Ignore the matter of global warming, because there's a much more immediate reason to "go green". And it has nothing to do with carbon footprint, it has to do with the green bits of paper in your back pocket. It will be expensive in the short term. It will pay and pay and pay for generations thereafter.
Which would you rather be remembered as: the generation that ignored the problem until it was too late, or the generation that set your state/country/civilization on a long-term course of prosperity?
I choose the latter, thank you.
I have no problem with your religion until you decide it's reason to deprive others of the truth.
...perhaps the fact that 2008 virtually wiped out any direct evidence for global warming should give us pause to reflect that we really don't understand how global climate works and that a multi-trillion dollar plan to combat it might help, hurt, or, most likely, do nothing but eat up so much tax money that if and when we finally do know what to do we will no longer be able to afford it.

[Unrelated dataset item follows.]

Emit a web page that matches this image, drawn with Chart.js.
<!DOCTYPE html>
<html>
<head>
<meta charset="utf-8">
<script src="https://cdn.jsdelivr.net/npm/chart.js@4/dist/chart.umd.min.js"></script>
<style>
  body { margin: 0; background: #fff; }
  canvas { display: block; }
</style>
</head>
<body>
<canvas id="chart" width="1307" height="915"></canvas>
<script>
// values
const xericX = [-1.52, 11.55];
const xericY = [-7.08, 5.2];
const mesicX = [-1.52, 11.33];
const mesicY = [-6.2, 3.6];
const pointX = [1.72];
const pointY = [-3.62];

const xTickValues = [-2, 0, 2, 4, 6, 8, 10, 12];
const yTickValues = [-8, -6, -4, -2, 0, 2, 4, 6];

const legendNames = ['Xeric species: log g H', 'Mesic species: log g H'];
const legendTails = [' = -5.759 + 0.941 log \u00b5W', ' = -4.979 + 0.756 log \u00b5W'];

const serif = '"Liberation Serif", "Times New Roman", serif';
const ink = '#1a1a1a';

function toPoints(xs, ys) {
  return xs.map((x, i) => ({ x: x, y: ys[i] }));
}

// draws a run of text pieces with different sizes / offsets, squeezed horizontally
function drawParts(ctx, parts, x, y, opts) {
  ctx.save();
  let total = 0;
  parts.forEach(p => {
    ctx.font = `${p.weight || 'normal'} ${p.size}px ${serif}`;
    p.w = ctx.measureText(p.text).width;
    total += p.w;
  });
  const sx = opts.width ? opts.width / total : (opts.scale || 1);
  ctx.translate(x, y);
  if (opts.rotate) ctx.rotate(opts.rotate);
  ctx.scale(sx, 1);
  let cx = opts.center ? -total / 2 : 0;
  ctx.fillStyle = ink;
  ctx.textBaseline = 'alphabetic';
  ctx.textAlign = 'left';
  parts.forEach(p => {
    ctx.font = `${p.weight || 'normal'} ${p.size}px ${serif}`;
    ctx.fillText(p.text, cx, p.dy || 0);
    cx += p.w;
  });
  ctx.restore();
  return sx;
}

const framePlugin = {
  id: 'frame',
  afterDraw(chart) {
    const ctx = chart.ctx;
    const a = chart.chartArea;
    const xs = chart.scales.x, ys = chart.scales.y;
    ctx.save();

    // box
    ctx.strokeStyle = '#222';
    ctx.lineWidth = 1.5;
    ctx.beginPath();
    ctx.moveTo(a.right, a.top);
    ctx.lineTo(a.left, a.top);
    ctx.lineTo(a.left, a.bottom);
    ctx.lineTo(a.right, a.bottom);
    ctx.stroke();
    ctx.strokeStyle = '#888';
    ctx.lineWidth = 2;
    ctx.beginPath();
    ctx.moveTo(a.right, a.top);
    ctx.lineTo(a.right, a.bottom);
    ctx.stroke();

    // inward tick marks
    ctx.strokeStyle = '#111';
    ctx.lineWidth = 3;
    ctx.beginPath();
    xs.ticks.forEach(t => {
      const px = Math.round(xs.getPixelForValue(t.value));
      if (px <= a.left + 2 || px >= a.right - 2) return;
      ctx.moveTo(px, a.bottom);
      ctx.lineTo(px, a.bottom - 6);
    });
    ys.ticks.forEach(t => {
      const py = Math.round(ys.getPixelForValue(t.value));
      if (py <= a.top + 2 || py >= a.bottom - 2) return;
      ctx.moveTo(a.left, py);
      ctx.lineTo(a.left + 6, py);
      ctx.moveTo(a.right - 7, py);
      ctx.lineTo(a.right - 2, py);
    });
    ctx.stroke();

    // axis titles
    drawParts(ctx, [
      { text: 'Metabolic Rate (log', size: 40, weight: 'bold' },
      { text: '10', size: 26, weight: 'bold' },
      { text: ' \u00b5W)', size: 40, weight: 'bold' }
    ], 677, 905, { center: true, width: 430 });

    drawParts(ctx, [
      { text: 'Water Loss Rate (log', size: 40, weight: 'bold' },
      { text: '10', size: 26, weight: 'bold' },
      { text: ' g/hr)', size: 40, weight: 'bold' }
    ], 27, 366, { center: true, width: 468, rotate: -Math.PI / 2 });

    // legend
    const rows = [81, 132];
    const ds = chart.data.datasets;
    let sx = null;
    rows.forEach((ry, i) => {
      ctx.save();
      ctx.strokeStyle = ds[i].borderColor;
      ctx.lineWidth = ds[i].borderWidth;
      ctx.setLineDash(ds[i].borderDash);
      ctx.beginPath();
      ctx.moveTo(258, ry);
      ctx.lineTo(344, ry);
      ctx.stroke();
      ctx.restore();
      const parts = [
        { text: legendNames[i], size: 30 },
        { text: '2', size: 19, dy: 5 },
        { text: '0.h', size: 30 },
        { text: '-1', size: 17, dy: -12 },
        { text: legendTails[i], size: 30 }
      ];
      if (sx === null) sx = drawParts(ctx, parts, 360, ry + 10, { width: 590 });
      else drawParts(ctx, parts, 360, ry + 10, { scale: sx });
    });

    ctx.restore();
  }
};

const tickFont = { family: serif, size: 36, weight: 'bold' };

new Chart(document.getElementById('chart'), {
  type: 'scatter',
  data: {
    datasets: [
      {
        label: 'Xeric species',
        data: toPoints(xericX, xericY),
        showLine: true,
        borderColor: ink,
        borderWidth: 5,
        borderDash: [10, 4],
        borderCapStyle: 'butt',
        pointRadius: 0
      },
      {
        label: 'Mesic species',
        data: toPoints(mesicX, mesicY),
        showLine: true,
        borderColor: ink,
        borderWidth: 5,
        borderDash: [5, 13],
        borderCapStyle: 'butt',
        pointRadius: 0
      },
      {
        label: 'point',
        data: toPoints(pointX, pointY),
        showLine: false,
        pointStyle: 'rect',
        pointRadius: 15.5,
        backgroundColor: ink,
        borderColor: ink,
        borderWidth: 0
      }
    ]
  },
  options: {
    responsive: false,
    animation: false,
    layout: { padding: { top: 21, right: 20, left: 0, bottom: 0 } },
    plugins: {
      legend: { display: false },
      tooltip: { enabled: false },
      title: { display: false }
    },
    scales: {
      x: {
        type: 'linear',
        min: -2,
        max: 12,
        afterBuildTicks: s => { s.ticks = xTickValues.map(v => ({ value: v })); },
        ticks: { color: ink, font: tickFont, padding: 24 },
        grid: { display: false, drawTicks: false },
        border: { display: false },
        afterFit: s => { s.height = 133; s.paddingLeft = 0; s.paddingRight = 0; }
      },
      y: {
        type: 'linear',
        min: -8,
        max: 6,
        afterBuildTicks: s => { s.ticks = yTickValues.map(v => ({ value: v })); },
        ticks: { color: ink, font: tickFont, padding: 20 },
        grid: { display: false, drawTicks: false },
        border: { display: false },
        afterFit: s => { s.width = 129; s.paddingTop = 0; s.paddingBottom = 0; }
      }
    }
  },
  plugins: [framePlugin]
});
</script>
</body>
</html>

And that is a very inconvenient truth.
Thank you for this post. I am no scientist, but I am an undergrad in a dual major in Engineering/Science (mathematics), there are certain things that really trouble me about contemporary climate science. For one, there appears to be an over reliance on climate models based on broad sweeping assumptions, and an extreme exaggeration of the capacity of any given model to produce accurate results. Increasingly, the GW science seems to be violating Poppers fundamental philosophy of scientific hypothesis: The only theory worth considering is that which can be disproven. Or rather, science is not about proving as such, it is about disproving. I want to see the falsifiability of climate change theory thoroughly discussed, but it never is, nobody can challenge the models, nobody is allowed to question the methods, nobody is allowed to offer alternative to the mainstream narrative. Its a dangerous place for science to be. More and more I see GW predictions failing the falsifiability test: hot year? Earth is warming, cold year? Earth is unstable due to warming, flood: GW, everything, everything under the sun is being attributed to GW.

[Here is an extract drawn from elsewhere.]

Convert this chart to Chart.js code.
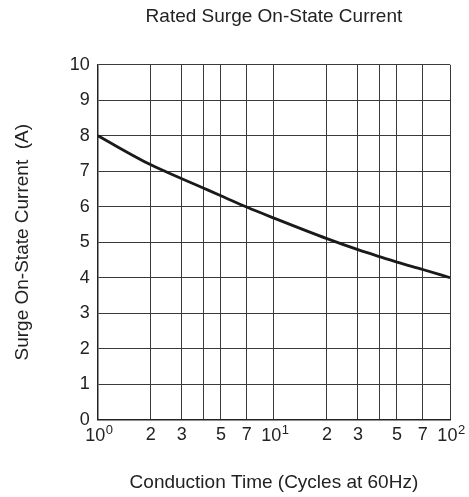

The 'consensus' worries me also, moreso in fact. There is rarely consensus in science, especially when dealing with fundamentally complex, non-linear dynamical systems which are proven to be inherently chaotic. Even when a theory is sound and mature, the most important consideration is that you are making predictions by using a model, an inherently and unavoidably flawed model. It is always, always important to cite assumptions and errors when making predictions with any model. But if you question the validity of current climate modelling, you are branded a heretic, a denier, and the worst of all: a skeptic. As if being a skeptic in science is suddenly the wrong thing to do? What happened?
All scientists are skeptics, a scientist without skepticism is no scientist, he is a fool. Worse still believing that computer models are completely trustworthy is like believing your lego starship enterprise will fly you to the moon.

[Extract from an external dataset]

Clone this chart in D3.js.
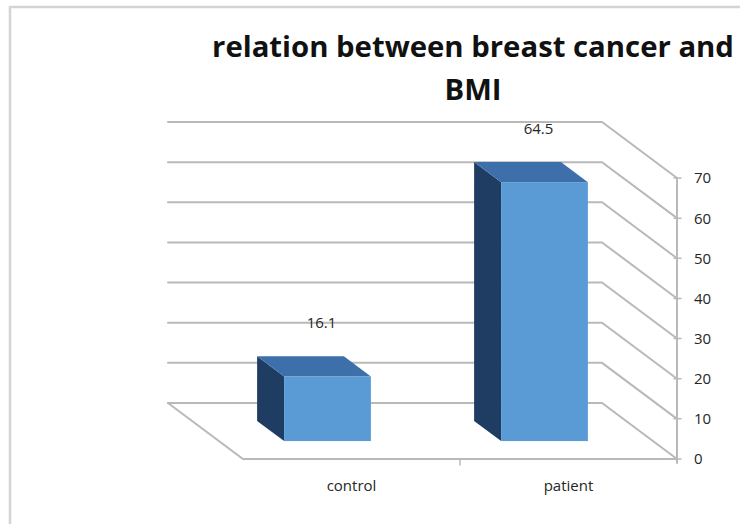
<!DOCTYPE html>
<html>
<head>
<meta charset="utf-8">
<script src="https://cdn.jsdelivr.net/npm/d3@7"></script>
<style>
  html, body { margin: 0; padding: 0; background: #ffffff; }
  svg { display: block; }
</style>
</head>
<body>
<svg id="chart" width="740" height="524"></svg>
<script>
// Chart data
const categories = ["control", "patient"];
const values = [16.1, 64.5];
const tickValues = [0, 10, 20, 30, 40, 50, 60, 70];
const titleLines = ["relation between breast cancer and", "BMI"];

const svg = d3.select("#chart");
const W = 740, H = 524;

// Oblique 3D frame: back wall origin, wall width, wall height, depth vector
const wall = { x0: 168, y0: 403, width: 434, height: 281 };
const depth = { dx: 75, dy: 56 };

const x = d3.scaleBand().domain(categories).range([0, wall.width])
  .paddingInner(0.6).paddingOuter(0.3);
const xCat = d3.scaleBand().domain(categories).range([0, wall.width]);
const y = d3.scaleLinear().domain([0, 70]).range([0, wall.height]);

// project (horizontal offset, value, depth fraction) to screen
function proj(px, v, d) {
  return [wall.x0 + px + depth.dx * d, wall.y0 - y(v) + depth.dy * d];
}
const line = d3.line();

// chart frame border
svg.append("path")
  .attr("d", line([[10, H], [10, 7], [W, 7]]))
  .attr("fill", "none").attr("stroke", "#d4d4d4").attr("stroke-width", 2.5);

// title
const title = svg.append("text")
  .attr("text-anchor", "middle")
  .attr("font-family", "'Open Sans', sans-serif")
  .attr("font-weight", 700)
  .attr("fill", "#111");
title.selectAll("tspan").data(titleLines).join("tspan")
  .attr("x", 473)
  .attr("y", (d, i) => 57 + i * 43)
  .text(d => d);
// fit the first line to its width
title.attr("font-size", 26);
const t0 = title.select("tspan").node().getComputedTextLength();
title.attr("font-size", 26 * 522 / t0);

const grid = svg.append("g")
  .attr("fill", "none").attr("stroke", "#b9b9b9").attr("stroke-width", 2)
  .attr("stroke-linecap", "round");

// back wall gridlines and right wall gridlines
tickValues.forEach(v => {
  grid.append("path").attr("d", line([
    proj(0, v, 0), proj(wall.width, v, 0), proj(wall.width, v, 1)
  ]));
});
// floor edges
grid.append("path").attr("d", line([
  proj(0, 0, 0), proj(0, 0, 1), proj(wall.width, 0, 1)
]));

// right value axis
const axisX = proj(wall.width, 0, 1)[0];
grid.append("path").attr("d", line([
  proj(wall.width, 70, 1), [axisX, proj(wall.width, 0, 1)[1] + 4]
]));
tickValues.forEach(v => {
  const p = proj(wall.width, v, 1);
  grid.append("path").attr("d", line([[p[0] - 3, p[1]], [p[0] + 4, p[1]]]))
    .attr("stroke-width", 1.5);
});
svg.append("g")
  .attr("font-family", "'Open Sans', sans-serif")
  .attr("font-size", 15).attr("fill", "#262626")
  .selectAll("text").data(tickValues).join("text")
  .attr("x", axisX + 17)
  .attr("y", v => proj(wall.width, v, 1)[1])
  .attr("dy", "0.36em")
  .text(v => v);

// category tick on the front floor edge
const midTick = proj(xCat.step(), 0, 1);
grid.append("path").attr("d", line([midTick, [midTick[0], midTick[1] + 6]]))
  .attr("stroke-width", 1.5);

// category labels
svg.append("g")
  .attr("font-family", "'Open Sans', sans-serif")
  .attr("font-size", 15).attr("fill", "#262626").attr("text-anchor", "middle")
  .selectAll("text").data(categories).join("text")
  .attr("x", c => proj(xCat(c) + xCat.bandwidth() / 2, 0, 1)[0])
  .attr("y", 491)
  .text(c => c);

// 3D columns
const dBack = 0.32, dFront = 0.68;
const bars = svg.append("g");
categories.forEach((c, i) => {
  const v = values[i];
  const l = x(c), r = x(c) + x.bandwidth();
  const g = bars.append("g");
  // left side face
  g.append("path").attr("d", line([
    proj(l, v, dBack), proj(l, v, dFront), proj(l, 0, dFront), proj(l, 0, dBack)
  ]) + "Z").attr("fill", "#1f3d63");
  // top face
  g.append("path").attr("d", line([
    proj(l, v, dBack), proj(r, v, dBack), proj(r, v, dFront), proj(l, v, dFront)
  ]) + "Z").attr("fill", "#3d70ab");
  // front face
  const a = proj(l, v, dFront), b = proj(r, 0, dFront);
  g.append("rect")
    .attr("x", a[0]).attr("y", a[1])
    .attr("width", b[0] - a[0]).attr("height", b[1] - a[1])
    .attr("fill", "#5b9bd5");
});

// value labels
svg.append("g")
  .attr("font-family", "'Open Sans', sans-serif")
  .attr("font-size", 15).attr("fill", "#262626").attr("text-anchor", "middle")
  .selectAll("text").data(categories).join("text")
  .attr("x", c => proj(x(c) + x.bandwidth() / 2, 0, dFront)[0] - 6)
  .attr("y", (c, i) => proj(0, values[i], dBack)[1] - 28)
  .text((c, i) => values[i]);
</script>
</body>
</html>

I am not a denier, but I am certainly skeptical. I am certainly open to hypotheses, theories, models and all manner of explanations for given data sets, observations etc. But I am deeply troubled by the way discussion and debate about something as highly chaotic and poorly understood as the climate is shut down so vigorously these days. Worse still, the politicians and economists are on board. I can't help but be just a tad aware that politicians will leap on any populist position and economists are always hungry for new derivatives markets.